Now that the initial glee has been expended and months have passed, students look back at the initial response quizzically and with slight discomfort: why was the response to murder, joy? The answers given—catharsis, relief, an assertion of strength after a long stretch of apparent impotency— reveal something else: Undergirding it all, was fear.

THE FIGURE OF 9/11

No name is associated with Pearl Harbor, the only foreign attack on American soil other than 9/11. 9/11, however, was given a face. “I think bin Laden represented, especially for our generation, the enemy,” said Tarigopula. “He was the figure of 9/11.”

Bin Laden has claimed responsibility for planning and orchestrating the attack on 9/11—redirecting the plane flights and any other steps that made him the ready executioner of thousands.
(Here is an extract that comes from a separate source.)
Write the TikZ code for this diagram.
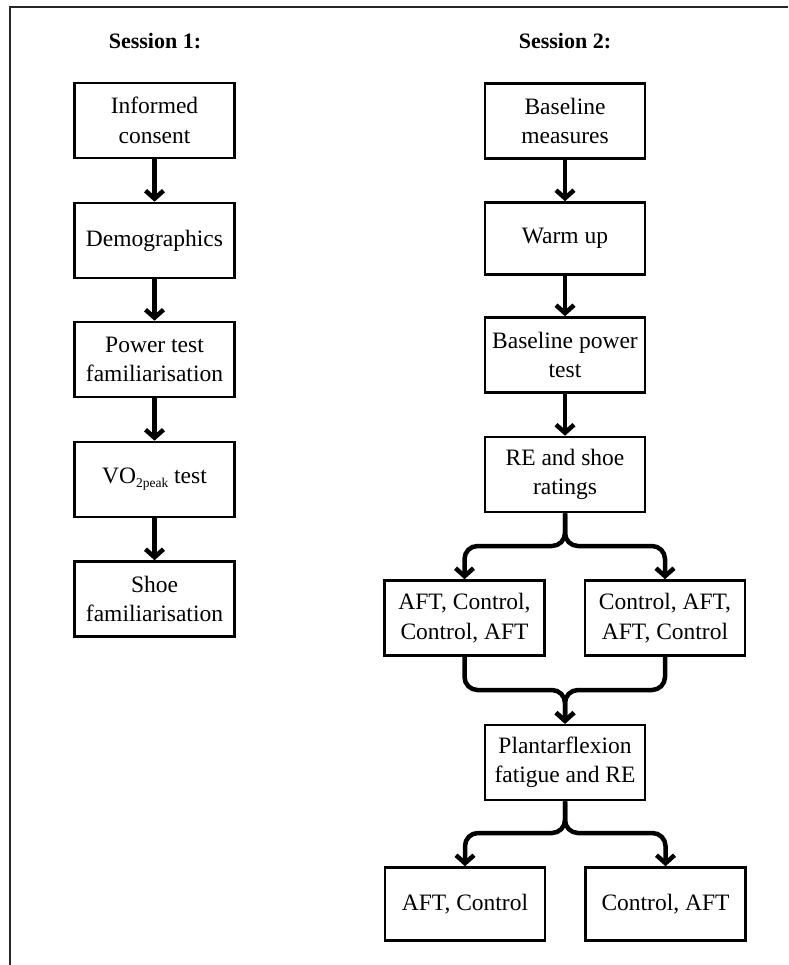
\documentclass[tikz,border=0pt]{standalone}
\usepackage{fontspec}
\setmainfont{Liberation Serif}
\usetikzlibrary{arrows.meta}
\begin{document}
\begin{tikzpicture}[x=1pt,y=-1pt,
  box/.style={draw=black, line width=2.6pt, inner sep=0pt, align=center,
    font=\fontsize{23.5}{29.5}\selectfont, minimum width=160pt, minimum height=75pt},
  conn/.style={line width=4.5pt, -{Straight Barb[length=8pt,width=18pt]}, rounded corners=13pt},
  titletext/.style={font=\bfseries\fontsize{22}{26}\selectfont},
  frameline/.style={line width=2pt, draw=black!85}]
\useasboundingbox (0,0) rectangle (788,965);
% frame
\coordinate (fa) at (788,7);
\coordinate (fb) at (10,7);
\coordinate (fc) at (10,965);
\draw[frameline] (fa) -- (fb) -- (fc);
% titles
\node[titletext] (t1) at (155,41) {Session 1:};
\node[titletext] (t2) at (565,41) {Session 2:};
% session 1
\node[box] (ic) at (154.5,120.5) {Informed\\consent};
\node[box] (demo) at (154.5,240.5) {Demographics};
\node[box] (pow) at (154.5,359.5) {Power test\\familiarisation};
\node[box] (vo) at (154.5,479.5) {VO\raisebox{-4pt}{\fontsize{13.5}{14}\selectfont 2peak} test};
\node[box] (shoe) at (154.5,599) {Shoe\\familiarisation};
\draw[conn] (ic) -- (demo);
\draw[conn] (demo) -- (pow);
\draw[conn] (pow) -- (vo);
\draw[conn] (vo) -- (shoe);
% session 2
\node[box] (bm) at (565,121) {Baseline\\measures};
\node[box, minimum height=72pt] (wu) at (565,238.5) {Warm up};
\node[box] (bpt) at (565,355) {Baseline power\\test};
\node[box] (re) at (565,474.5) {RE and shoe\\ratings};
\node[box] (ca) at (464.5,618) {AFT, Control,\\Control, AFT};
\node[box] (cb) at (665,618) {Control, AFT,\\AFT, Control};
\node[box] (pf) at (565,762.5) {Plantarflexion\\fatigue and RE};
\node[box, minimum height=73pt] (da) at (465,904) {AFT, Control};
\node[box, minimum height=73pt] (db) at (665.5,904) {Control, AFT};
\draw[conn] (bm) -- (wu);
\draw[conn] (wu) -- (bpt);
\draw[conn] (bpt) -- (re);
\coordinate (s1) at (565,546);
\draw[conn] (re.south) -- (s1) -| (ca.north);
\draw[conn] (re.south) -- (s1) -| (cb.north);
\coordinate (m1) at (565,690);
\draw[conn] (ca.south) |- (m1) -- (pf.north);
\draw[conn] (cb.south) |- (m1) -- (pf.north);
\coordinate (s2) at (565,833);
\draw[conn] (pf.south) -- (s2) -| (da.north);
\draw[conn] (pf.south) -- (s2) -| (db.north);
\end{tikzpicture}
\end{document}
But for a decade, the United States’ armed forces were unable to locate him, and his continued evasion was seen as a national failure. This was the man behind it all, and we could not find him.

In his speech on May 1, the night bin Laden was killed, Obama invoked the images of 9/11 “hijacked planes cutting through a cloudless September sky; the Twin Towers collapsing to the ground; black smoke billowing up from the Pentagon.” These images, Obama said, had been “seared into our national memory.” Bin Laden’s face, too, had come to be one of those images.

His capture, then, to some, was vindication, imbued with symbolism. Foucault tells us that the effect of power (that is, the perception that power exists) is more important than the reality of that power. If this is the case, then regardless of whether or not the U.S. remains as the world’s strongest military power, the perception that it is powerless in the face of random and senseless attacks by terrorist organizations is debilitating and in many ways undermines our military’s might.

Thus, most of those who celebrated bin Laden’s death celebrated the symbolic assassination of the leader of Al Quaeda, not the actual loss of a human life. In their view, bin Laden’s death was a largely symbolic event, representative of national triumph.